Stars — East Village

The smallest entry and, on a quiet night, the most charming: Stars, a 12-to-25-seat wine bar that opened in late 2025 at 139 E 12th Street, is the work of chef Joe Anthony and sommelier Adrien Falcon. It plays as a Parisian hole-in-the-wall — a tight, regularly rotating, French-leaning low-intervention list and food built to drink with rather than dominate the evening. It is walk-in only and it fills up, but if you slide in at the right hour, it is one of the best new rooms in the city to spend a couple of hours.
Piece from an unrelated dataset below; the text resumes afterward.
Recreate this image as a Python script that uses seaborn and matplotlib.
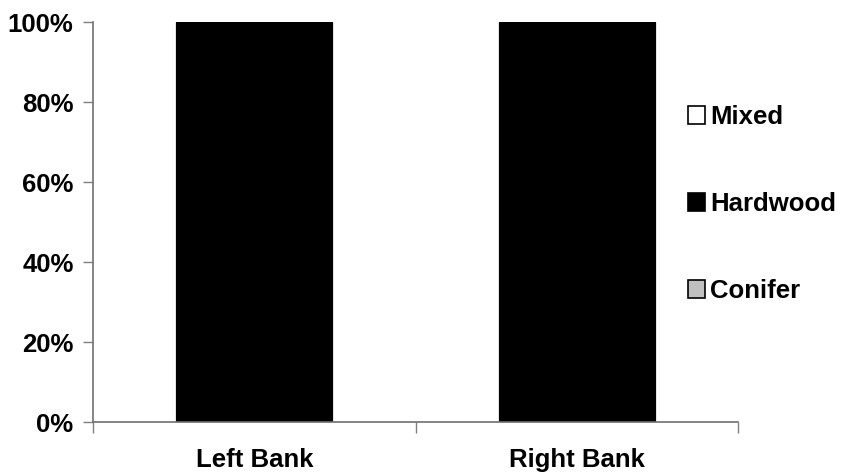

East 12th and Third is steps from the Union Square and Astor Place trains.

How to use this list

If you want a real dinner with a reservation, Oriana and Ambassadors Clubhouse are the ambitious picks. If you want to eat well without planning your week around it, Border Town and Pizza Studio Tamaki are the walk-in answers. And if you want the East Village at its current best — natural wine, idiosyncratic cooking, a room that feels like it knows something — Foul Witch and Stars are a two-stop crawl within four blocks of each other.

Verification

Reported and fact-checked against primary sources (verified 2026-05-24):

Frequently asked questions

What is the most anticipated NYC restaurant opening of 2026?
Oriana, the live-fire restaurant in Nolita from the team behind The Noortwyck, and Ambassadors Clubhouse, the first US outpost of the London Punjabi favorite in NoMad, were the two most talked-about openings.
Where is the new Pizza Studio Tamaki?
At 123 St. Marks Place in the East Village. It is the first US location of the cult Tokyo pizzeria and opened in May 2026.
Did Ugly Baby reopen?
Yes. The beloved Thai restaurant, formerly in Carroll Gardens, reopened in Williamsburg at 364 Grand Street in early 2026.
Which of these is easiest to get into?
Border Town in Greenpoint and Pizza Studio Tamaki run walk-in-friendly counters, while Oriana and Ambassadors Clubhouse require planning ahead on the booking apps.